Perhaps the most astonishing revelation from the government’s announcement is that declaring your firearms does not guarantee compensation.

Payment will be issued on a “first-come, first-served” basis, subject to available funding.

In any other context, forcing people to surrender lawfully acquired property without guaranteed compensation would violate basic principles of fairness and due process. Under this program, owners are asked to declare thousands, or tens of thousands, of dollars’ worth of property with no legal assurance that the money to compensate them actually exists.

If the budget runs dry, you are still left holding a prohibited firearm you must destroy or surrender. The cheque may never come.

Compliance is mandatory. Compensation is optional.

🇨🇦 A Pilot Project That Already Failed 🇨🇦

Ottawa insists this national rollout will succeed, despite the fact that the pilot version of this program was an embarrassment.

Public reporting indicates that when the government tested the scheme in Cape Breton, Nova Scotia, it resulted in the collection of approximately 25 firearms from just 16 individuals. After millions spent on administration, IT systems, and police coordination, only a handful of people participated.

If this were a private-sector initiative, it would have been cancelled outright.
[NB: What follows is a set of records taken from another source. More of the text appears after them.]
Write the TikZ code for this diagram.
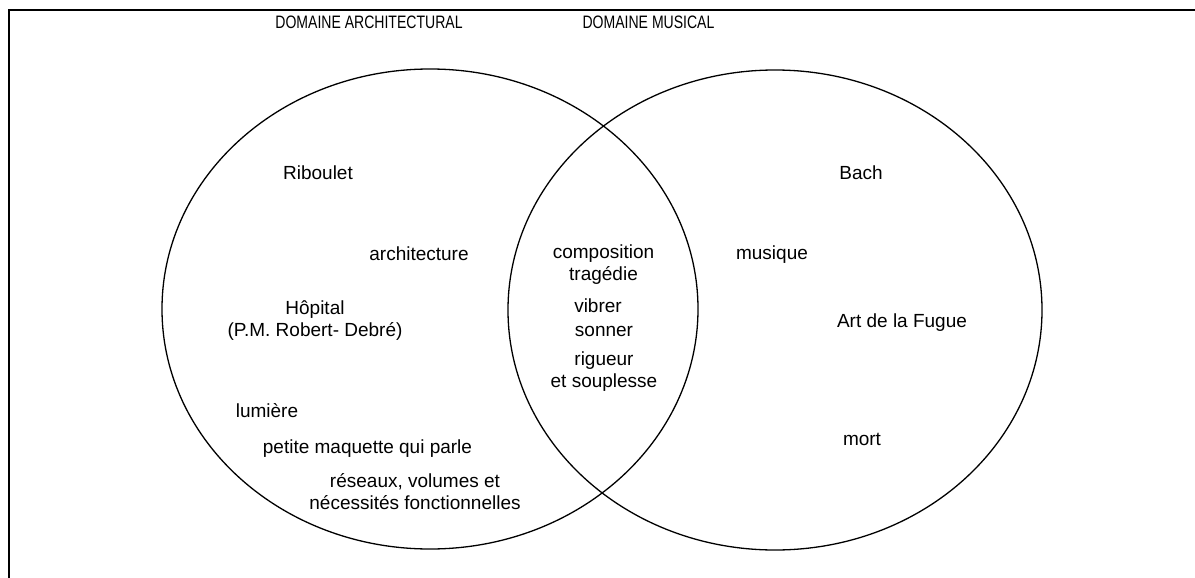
\documentclass[tikz,border=0pt]{standalone}
\usepackage{fontspec}
\usepackage{graphicx}
\usetikzlibrary{shapes.geometric}
\setmainfont{Liberation Sans}
\tikzset{
  lbl/.style={inner sep=0pt, align=center, font=\fontsize{19}{22}\selectfont},
  ttl/.style={inner sep=0pt, font=\fontsize{18}{20}\selectfont},
  venn/.style={draw=black, line width=1.3pt, ellipse, inner sep=0pt, minimum width=536pt, minimum height=480pt},
  frame/.style={draw=black, line width=2pt}
}
\begin{document}
\begin{tikzpicture}[x=1pt,y=-1pt]
\path[use as bounding box] (0,0) rectangle (1195,578);
\clip (0,0) rectangle (1195,578);
\fill[white] (0,0) rectangle (1195,578);
\coordinate (fb) at (8.5,600);
\coordinate (fc) at (8.5,10);
\coordinate (fr) at (1220,10);
\draw[frame] (fb) -- (fc) -- (fr);
\node[ttl] (t1) at (369,22) {\scalebox{0.78}[1]{DOMAINE ARCHITECTURAL}};
\node[ttl] (t2) at (648.5,22) {\scalebox{0.78}[1]{DOMAINE MUSICAL}};
\node[venn] (L) at (430,309) {};
\node[venn, minimum width=534pt] (R) at (775,310) {};
% left
\node[lbl] (rib) at (318,173) {Riboulet};
\node[lbl] (arch) at (419,254) {architecture};
\node[lbl] (hop) at (315,321) {Hôpital\\(P.M. Robert- Debré)};
\node[lbl] (lum) at (267,411) {lumière};
\node[lbl] (maq) at (367.5,449) {petite maquette qui parle};
\node[lbl] (res) at (415,492) {réseaux, volumes et\\nécessités fonctionnelles};
% middle
\node[lbl] (comp) at (603.5,265) {composition\\tragédie};
\node[lbl] (vib) at (598,306) {vibrer};
\node[lbl] (son) at (604,331) {sonner};
\node[lbl] (rig) at (604,372) {rigueur\\et souplesse};
% right
\node[lbl] (bach) at (861,173) {Bach};
\node[lbl] (mus) at (772,255) {musique};
\node[lbl] (art) at (902,323) {Art de la Fugue};
\node[lbl] (mort) at (862,439) {mort};
\end{tikzpicture}
\end{document}
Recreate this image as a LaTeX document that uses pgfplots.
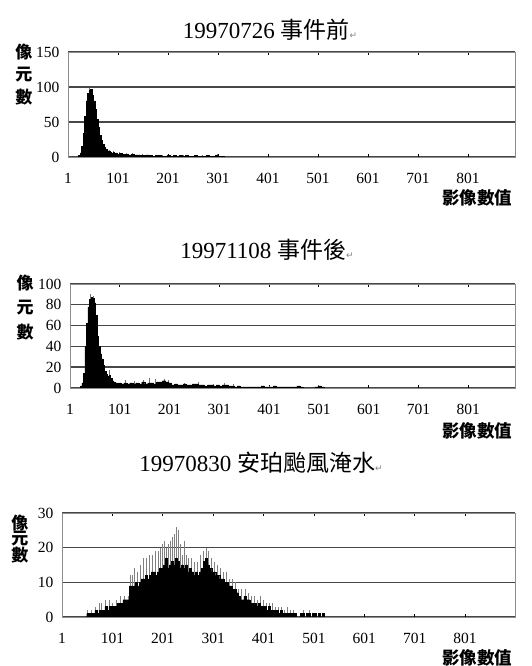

Instead, the government is expanding it nationwide without addressing the structural failures that doomed the pilot from the start.

🇨🇦 It’s Not About Safety; It’s About Control 🇨🇦

The government inadvertently revealed its true motivation when officials remarked that they do not want owners using compensation money to “buy an SKS”.

This statement exposes the emptiness of the public-safety argument.

The SKS is already licensed, regulated, and subject to existing Canadian firearms law. By acknowledging that owners might simply replace prohibited firearms with other legal ones that function similarly, the government is admitting that the bans are arbitrary.

The objective is not to remove a particular mechanical risk from society. It is to financially exhaust and discourage lawful firearm ownership altogether.

This program is not designed to stop criminals. Criminals do not declare firearms. Criminals do not comply with amnesty deadlines. Criminals do not interact with government portals.

Only compliant, vetted, RCMP-checked Canadians do.

🇨🇦 The Deadlines Are Real. The Logic Is Not 🇨🇦

Government officials closed their announcement by warning Canadians that “the deadlines are real”.
They are right about that.

The government is fully prepared to criminalize people who followed every rule it imposed. People who acquired their property legally, stored it safely, and harmed no one. It is prepared to spend billions enforcing a program that criminals will ignore entirely.

This is not a buyback. It is not voluntary. It is a forced surrender program aimed at the easiest possible target: responsible firearm owners.

While those driving Canada’s violent crime problem continue entirely outside the scope of this policy, law-abiding citizens are left facing a stark reality: Comply now, or be punished later.

History will judge this program not by its press releases, but by its results. And all available evidence suggests it will deliver exactly what it already has: massive cost, deepened division, and no measurable improvement in public safety.